Theoretical analysis of the impacts of light illumination on the transient current of sputter-deposited non-doped ZnO films

• Published in: AIP advances Vol. 11; no. 1; pp. 015030 - 015030-9
• Main Authors: Omura, Yasuhisa, Sato, Shingo
• Format: Journal Article
• Language: English
• Published: Melville American Institute of Physics 01.01.2021; AIP Publishing LLC
• Subjects: Continuity equation; Grain boundaries; Illumination; Light; Light emitting diodes; Time constant; Time dependence; Transient current; Zinc oxide
• ISSN: 2158-3226; 2158-3226
• DOI: 10.1063/5.0036882

This paper proposes a possible theoretical model to analyze the impacts of light illumination on the post-illumination transient current of sputter-deposited non-doped ZnO films. Although the authors have already demonstrated experimentally the impact of wavelength on the resistance of such films (various light-emitting diodes were used), the influence of ambient gas on their resistance, and the influence of temperature on resistance in detail, no significant theoretical basis was provided. In this paper, the physical images of the phenomena are theoretically reconsidered and a theoretical model is developed based on the experimental results.

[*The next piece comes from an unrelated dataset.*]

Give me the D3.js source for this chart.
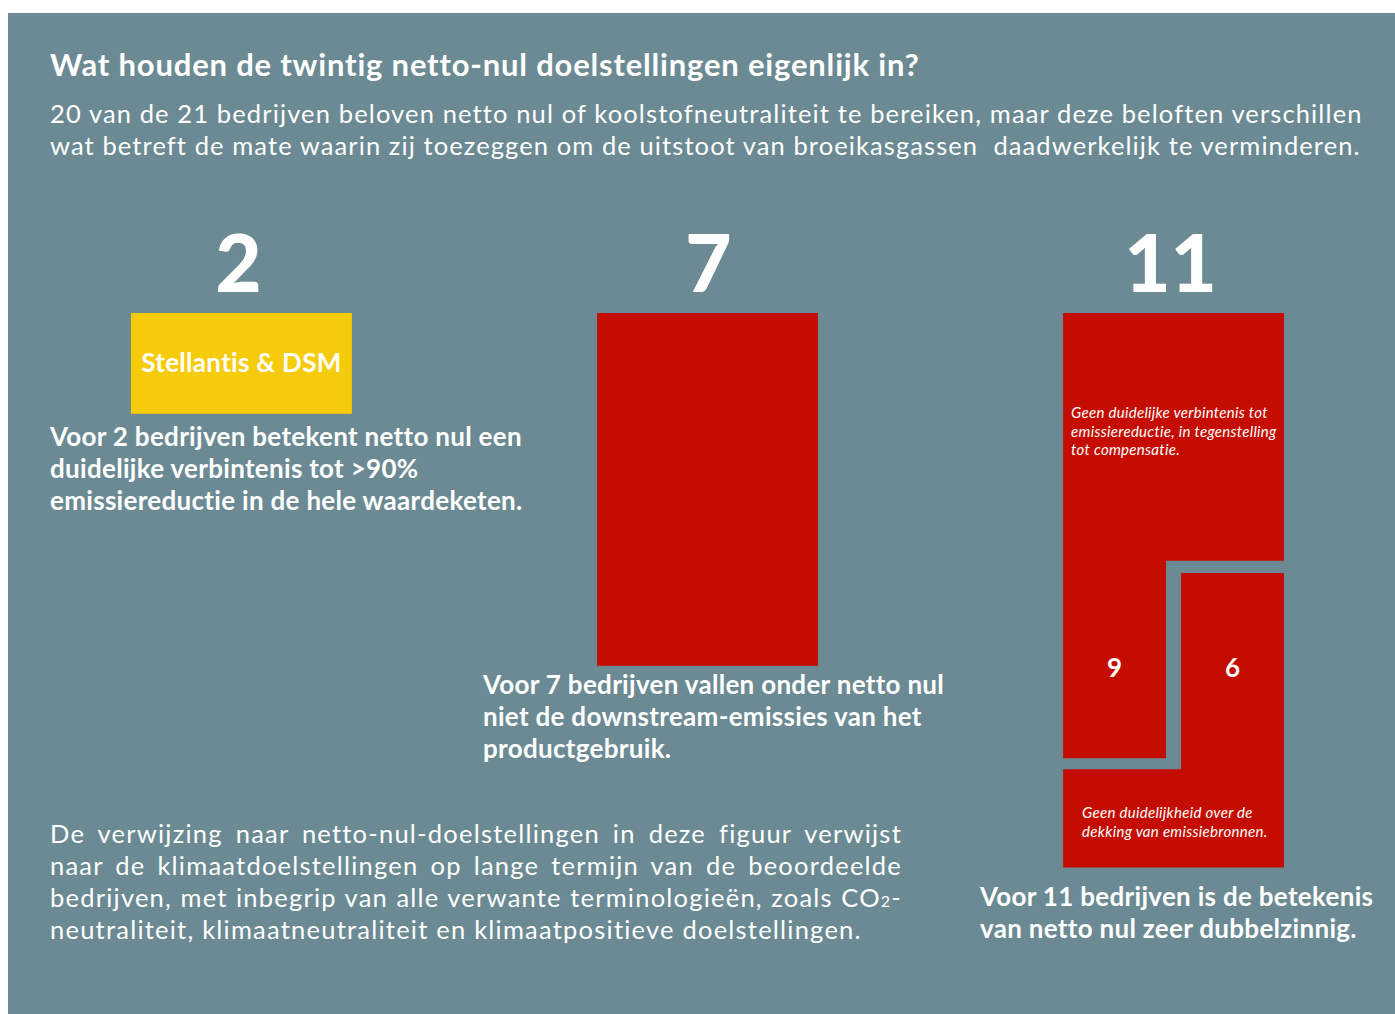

The mathematical formulation provided involves the time-dependent diffusion current model, and the continuity equation is solved to achieve a plausible solution of the time constant of the transient process. The theoretical solution strongly suggests that oxygen vacancy levels and/or traps around the grain boundaries and inside the grains contribute to the post-illumination transient behavior of dc-biased current. The non-linear effect on the transient process is also discussed for directing future research.